---------- Given information ----------

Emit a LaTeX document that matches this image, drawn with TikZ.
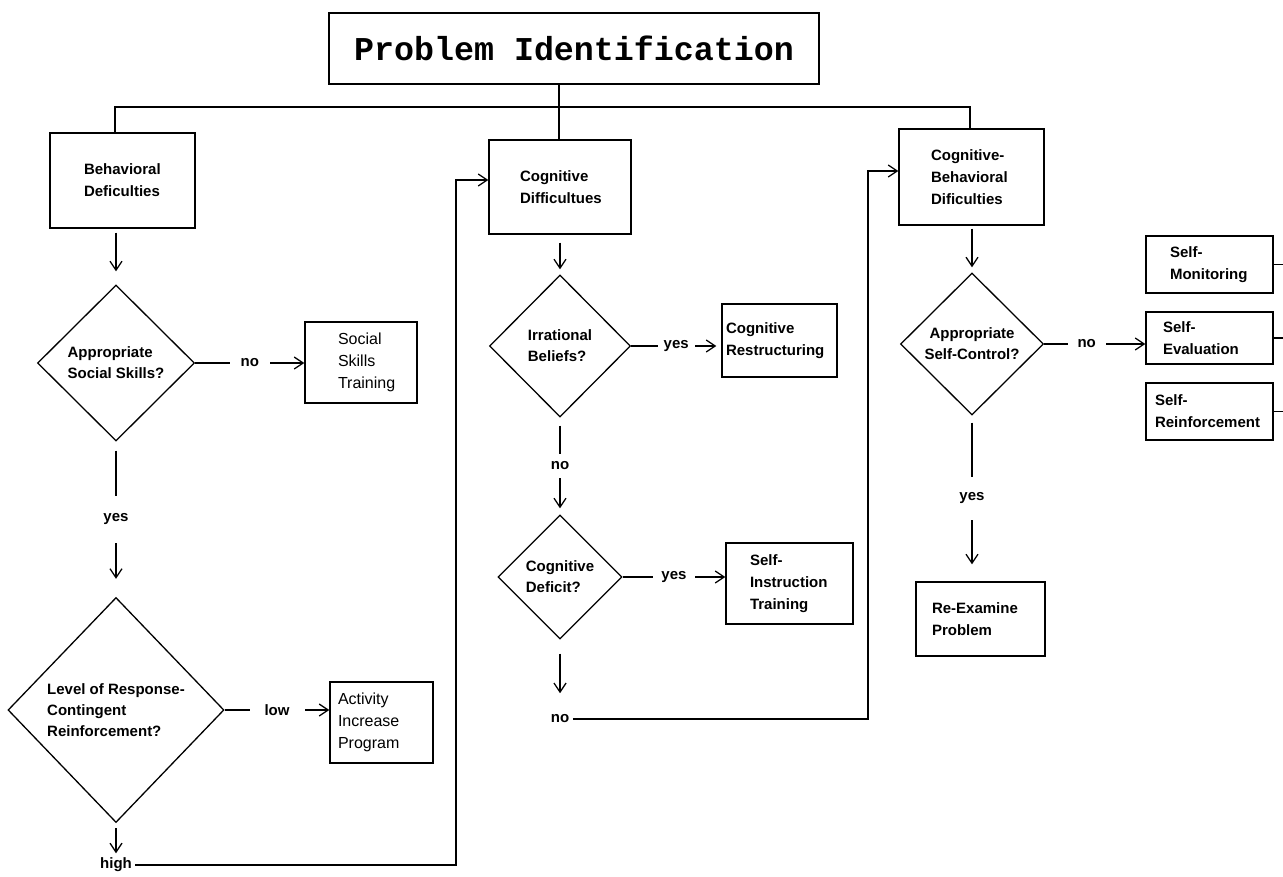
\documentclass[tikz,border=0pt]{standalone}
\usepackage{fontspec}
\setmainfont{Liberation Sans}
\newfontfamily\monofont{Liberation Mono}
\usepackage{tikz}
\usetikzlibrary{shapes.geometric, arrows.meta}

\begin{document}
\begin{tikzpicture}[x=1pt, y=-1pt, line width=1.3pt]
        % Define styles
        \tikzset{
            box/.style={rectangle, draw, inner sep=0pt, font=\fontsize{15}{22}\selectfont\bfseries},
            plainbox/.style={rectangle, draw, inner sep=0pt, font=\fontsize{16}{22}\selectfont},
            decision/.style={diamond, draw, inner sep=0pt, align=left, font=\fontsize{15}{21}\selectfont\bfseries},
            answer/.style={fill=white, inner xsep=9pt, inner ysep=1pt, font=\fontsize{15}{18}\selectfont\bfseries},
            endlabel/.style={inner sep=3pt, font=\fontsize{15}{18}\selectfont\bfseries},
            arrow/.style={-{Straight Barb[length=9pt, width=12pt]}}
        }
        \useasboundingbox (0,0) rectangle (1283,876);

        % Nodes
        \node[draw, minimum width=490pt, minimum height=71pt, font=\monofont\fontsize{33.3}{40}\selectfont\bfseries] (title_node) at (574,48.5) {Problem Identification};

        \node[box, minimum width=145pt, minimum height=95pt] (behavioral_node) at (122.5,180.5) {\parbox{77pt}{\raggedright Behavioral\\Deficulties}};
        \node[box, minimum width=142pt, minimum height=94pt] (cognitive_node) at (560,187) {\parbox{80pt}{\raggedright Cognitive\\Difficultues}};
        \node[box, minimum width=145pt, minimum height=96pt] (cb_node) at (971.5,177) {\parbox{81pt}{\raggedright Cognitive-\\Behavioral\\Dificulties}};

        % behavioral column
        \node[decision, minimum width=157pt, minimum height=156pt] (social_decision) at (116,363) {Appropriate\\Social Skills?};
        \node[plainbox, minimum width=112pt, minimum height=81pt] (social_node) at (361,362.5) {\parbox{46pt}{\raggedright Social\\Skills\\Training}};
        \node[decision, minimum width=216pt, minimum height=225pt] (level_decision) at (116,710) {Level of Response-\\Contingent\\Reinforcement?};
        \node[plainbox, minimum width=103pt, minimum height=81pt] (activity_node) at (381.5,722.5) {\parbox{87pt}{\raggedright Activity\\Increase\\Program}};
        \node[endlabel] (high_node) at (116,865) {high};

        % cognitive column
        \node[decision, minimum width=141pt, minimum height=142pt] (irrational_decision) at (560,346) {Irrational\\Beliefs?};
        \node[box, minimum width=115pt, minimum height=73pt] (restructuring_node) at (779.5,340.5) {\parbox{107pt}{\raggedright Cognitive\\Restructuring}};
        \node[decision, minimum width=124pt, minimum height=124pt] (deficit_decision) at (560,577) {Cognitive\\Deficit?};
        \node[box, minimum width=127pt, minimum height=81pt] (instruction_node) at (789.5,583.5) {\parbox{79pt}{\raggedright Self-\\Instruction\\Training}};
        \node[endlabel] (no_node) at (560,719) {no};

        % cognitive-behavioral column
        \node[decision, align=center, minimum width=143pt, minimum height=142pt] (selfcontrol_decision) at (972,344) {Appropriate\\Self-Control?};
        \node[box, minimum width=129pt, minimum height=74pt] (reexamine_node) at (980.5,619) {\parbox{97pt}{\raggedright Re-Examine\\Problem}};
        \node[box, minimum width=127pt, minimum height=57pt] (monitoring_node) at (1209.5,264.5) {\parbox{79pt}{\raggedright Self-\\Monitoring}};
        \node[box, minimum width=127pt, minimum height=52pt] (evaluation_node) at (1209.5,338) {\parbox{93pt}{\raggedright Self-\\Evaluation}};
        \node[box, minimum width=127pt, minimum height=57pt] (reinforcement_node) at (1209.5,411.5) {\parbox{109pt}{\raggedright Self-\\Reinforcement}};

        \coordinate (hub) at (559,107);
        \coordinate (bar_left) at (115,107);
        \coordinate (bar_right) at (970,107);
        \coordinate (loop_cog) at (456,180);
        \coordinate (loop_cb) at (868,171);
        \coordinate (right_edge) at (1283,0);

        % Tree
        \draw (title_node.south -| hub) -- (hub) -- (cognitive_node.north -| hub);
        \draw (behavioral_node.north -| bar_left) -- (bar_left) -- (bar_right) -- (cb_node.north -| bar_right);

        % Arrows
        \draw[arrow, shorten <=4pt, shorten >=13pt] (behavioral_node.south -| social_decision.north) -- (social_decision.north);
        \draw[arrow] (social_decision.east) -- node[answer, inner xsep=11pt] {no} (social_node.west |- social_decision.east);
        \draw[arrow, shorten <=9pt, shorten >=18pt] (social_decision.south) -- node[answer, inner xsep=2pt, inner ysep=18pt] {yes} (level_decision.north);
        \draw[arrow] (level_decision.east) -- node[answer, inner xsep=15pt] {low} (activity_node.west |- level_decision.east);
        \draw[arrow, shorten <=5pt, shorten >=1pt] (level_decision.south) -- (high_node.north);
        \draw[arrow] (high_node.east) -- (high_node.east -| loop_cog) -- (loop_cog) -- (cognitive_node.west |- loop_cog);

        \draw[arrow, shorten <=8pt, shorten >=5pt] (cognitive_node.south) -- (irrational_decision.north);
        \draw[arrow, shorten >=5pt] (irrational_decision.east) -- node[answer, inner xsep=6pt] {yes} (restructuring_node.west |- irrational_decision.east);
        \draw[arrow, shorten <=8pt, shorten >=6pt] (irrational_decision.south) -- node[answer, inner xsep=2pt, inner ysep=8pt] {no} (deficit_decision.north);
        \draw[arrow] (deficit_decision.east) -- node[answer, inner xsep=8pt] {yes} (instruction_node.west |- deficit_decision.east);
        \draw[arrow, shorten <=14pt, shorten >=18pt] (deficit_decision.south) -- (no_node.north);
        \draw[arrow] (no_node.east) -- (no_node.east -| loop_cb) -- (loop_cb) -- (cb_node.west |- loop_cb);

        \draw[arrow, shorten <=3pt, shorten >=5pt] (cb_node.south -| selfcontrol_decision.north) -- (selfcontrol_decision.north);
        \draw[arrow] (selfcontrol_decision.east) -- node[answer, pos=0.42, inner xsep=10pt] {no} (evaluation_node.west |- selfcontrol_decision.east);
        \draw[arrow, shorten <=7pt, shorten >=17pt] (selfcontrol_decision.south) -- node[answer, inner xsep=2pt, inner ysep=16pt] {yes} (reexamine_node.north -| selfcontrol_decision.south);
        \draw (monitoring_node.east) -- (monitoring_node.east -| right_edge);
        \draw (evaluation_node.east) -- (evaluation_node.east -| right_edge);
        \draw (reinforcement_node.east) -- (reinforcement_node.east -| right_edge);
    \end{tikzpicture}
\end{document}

----------

▸ **What you will do**:
Transcribe all of the material exactly, leaving out whatever pictures it contains.

▸ **Exercise answer**:
Emit a LaTeX document that matches this image, drawn with TikZ.
\documentclass[tikz,border=0pt]{standalone}
\usepackage{fontspec}
\setmainfont{Liberation Sans}
\newfontfamily\monofont{Liberation Mono}
\usepackage{tikz}
\usetikzlibrary{shapes.geometric, arrows.meta}

\begin{document}
\begin{tikzpicture}[x=1pt, y=-1pt, line width=1.3pt]
        % Define styles
        \tikzset{
            box/.style={rectangle, draw, inner sep=0pt, font=\fontsize{15}{22}\selectfont\bfseries},
            plainbox/.style={rectangle, draw, inner sep=0pt, font=\fontsize{16}{22}\selectfont},
            decision/.style={diamond, draw, inner sep=0pt, align=left, font=\fontsize{15}{21}\selectfont\bfseries},
            answer/.style={fill=white, inner xsep=9pt, inner ysep=1pt, font=\fontsize{15}{18}\selectfont\bfseries},
            endlabel/.style={inner sep=3pt, font=\fontsize{15}{18}\selectfont\bfseries},
            arrow/.style={-{Straight Barb[length=9pt, width=12pt]}}
        }
        \useasboundingbox (0,0) rectangle (1283,876);

        % Nodes
        \node[draw, minimum width=490pt, minimum height=71pt, font=\monofont\fontsize{33.3}{40}\selectfont\bfseries] (title_node) at (574,48.5) {Problem Identification};

        \node[box, minimum width=145pt, minimum height=95pt] (behavioral_node) at (122.5,180.5) {\parbox{77pt}{\raggedright Behavioral\\Deficulties}};
        \node[box, minimum width=142pt, minimum height=94pt] (cognitive_node) at (560,187) {\parbox{80pt}{\raggedright Cognitive\\Difficultues}};
        \node[box, minimum width=145pt, minimum height=96pt] (cb_node) at (971.5,177) {\parbox{81pt}{\raggedright Cognitive-\\Behavioral\\Dificulties}};

        % behavioral column
        \node[decision, minimum width=157pt, minimum height=156pt] (social_decision) at (116,363) {Appropriate\\Social Skills?};
        \node[plainbox, minimum width=112pt, minimum height=81pt] (social_node) at (361,362.5) {\parbox{46pt}{\raggedright Social\\Skills\\Training}};
        \node[decision, minimum width=216pt, minimum height=225pt] (level_decision) at (116,710) {Level of Response-\\Contingent\\Reinforcement?};
        \node[plainbox, minimum width=103pt, minimum height=81pt] (activity_node) at (381.5,722.5) {\parbox{87pt}{\raggedright Activity\\Increase\\Program}};
        \node[endlabel] (high_node) at (116,865) {high};

        % cognitive column
        \node[decision, minimum width=141pt, minimum height=142pt] (irrational_decision) at (560,346) {Irrational\\Beliefs?};
        \node[box, minimum width=115pt, minimum height=73pt] (restructuring_node) at (779.5,340.5) {\parbox{107pt}{\raggedright Cognitive\\Restructuring}};
        \node[decision, minimum width=124pt, minimum height=124pt] (deficit_decision) at (560,577) {Cognitive\\Deficit?};
        \node[box, minimum width=127pt, minimum height=81pt] (instruction_node) at (789.5,583.5) {\parbox{79pt}{\raggedright Self-\\Instruction\\Training}};
        \node[endlabel] (no_node) at (560,719) {no};

        % cognitive-behavioral column
        \node[decision, align=center, minimum width=143pt, minimum height=142pt] (selfcontrol_decision) at (972,344) {Appropriate\\Self-Control?};
        \node[box, minimum width=129pt, minimum height=74pt] (reexamine_node) at (980.5,619) {\parbox{97pt}{\raggedright Re-Examine\\Problem}};
        \node[box, minimum width=127pt, minimum height=57pt] (monitoring_node) at (1209.5,264.5) {\parbox{79pt}{\raggedright Self-\\Monitoring}};
        \node[box, minimum width=127pt, minimum height=52pt] (evaluation_node) at (1209.5,338) {\parbox{93pt}{\raggedright Self-\\Evaluation}};
        \node[box, minimum width=127pt, minimum height=57pt] (reinforcement_node) at (1209.5,411.5) {\parbox{109pt}{\raggedright Self-\\Reinforcement}};

        \coordinate (hub) at (559,107);
        \coordinate (bar_left) at (115,107);
        \coordinate (bar_right) at (970,107);
        \coordinate (loop_cog) at (456,180);
        \coordinate (loop_cb) at (868,171);
        \coordinate (right_edge) at (1283,0);

        % Tree
        \draw (title_node.south -| hub) -- (hub) -- (cognitive_node.north -| hub);
        \draw (behavioral_node.north -| bar_left) -- (bar_left) -- (bar_right) -- (cb_node.north -| bar_right);

        % Arrows
        \draw[arrow, shorten <=4pt, shorten >=13pt] (behavioral_node.south -| social_decision.north) -- (social_decision.north);
        \draw[arrow] (social_decision.east) -- node[answer, inner xsep=11pt] {no} (social_node.west |- social_decision.east);
        \draw[arrow, shorten <=9pt, shorten >=18pt] (social_decision.south) -- node[answer, inner xsep=2pt, inner ysep=18pt] {yes} (level_decision.north);
        \draw[arrow] (level_decision.east) -- node[answer, inner xsep=15pt] {low} (activity_node.west |- level_decision.east);
        \draw[arrow, shorten <=5pt, shorten >=1pt] (level_decision.south) -- (high_node.north);
        \draw[arrow] (high_node.east) -- (high_node.east -| loop_cog) -- (loop_cog) -- (cognitive_node.west |- loop_cog);

        \draw[arrow, shorten <=8pt, shorten >=5pt] (cognitive_node.south) -- (irrational_decision.north);
        \draw[arrow, shorten >=5pt] (irrational_decision.east) -- node[answer, inner xsep=6pt] {yes} (restructuring_node.west |- irrational_decision.east);
        \draw[arrow, shorten <=8pt, shorten >=6pt] (irrational_decision.south) -- node[answer, inner xsep=2pt, inner ysep=8pt] {no} (deficit_decision.north);
        \draw[arrow] (deficit_decision.east) -- node[answer, inner xsep=8pt] {yes} (instruction_node.west |- deficit_decision.east);
        \draw[arrow, shorten <=14pt, shorten >=18pt] (deficit_decision.south) -- (no_node.north);
        \draw[arrow] (no_node.east) -- (no_node.east -| loop_cb) -- (loop_cb) -- (cb_node.west |- loop_cb);

        \draw[arrow, shorten <=3pt, shorten >=5pt] (cb_node.south -| selfcontrol_decision.north) -- (selfcontrol_decision.north);
        \draw[arrow] (selfcontrol_decision.east) -- node[answer, pos=0.42, inner xsep=10pt] {no} (evaluation_node.west |- selfcontrol_decision.east);
        \draw[arrow, shorten <=7pt, shorten >=17pt] (selfcontrol_decision.south) -- node[answer, inner xsep=2pt, inner ysep=16pt] {yes} (reexamine_node.north -| selfcontrol_decision.south);
        \draw (monitoring_node.east) -- (monitoring_node.east -| right_edge);
        \draw (evaluation_node.east) -- (evaluation_node.east -| right_edge);
        \draw (reinforcement_node.east) -- (reinforcement_node.east -| right_edge);
    \end{tikzpicture}
\end{document}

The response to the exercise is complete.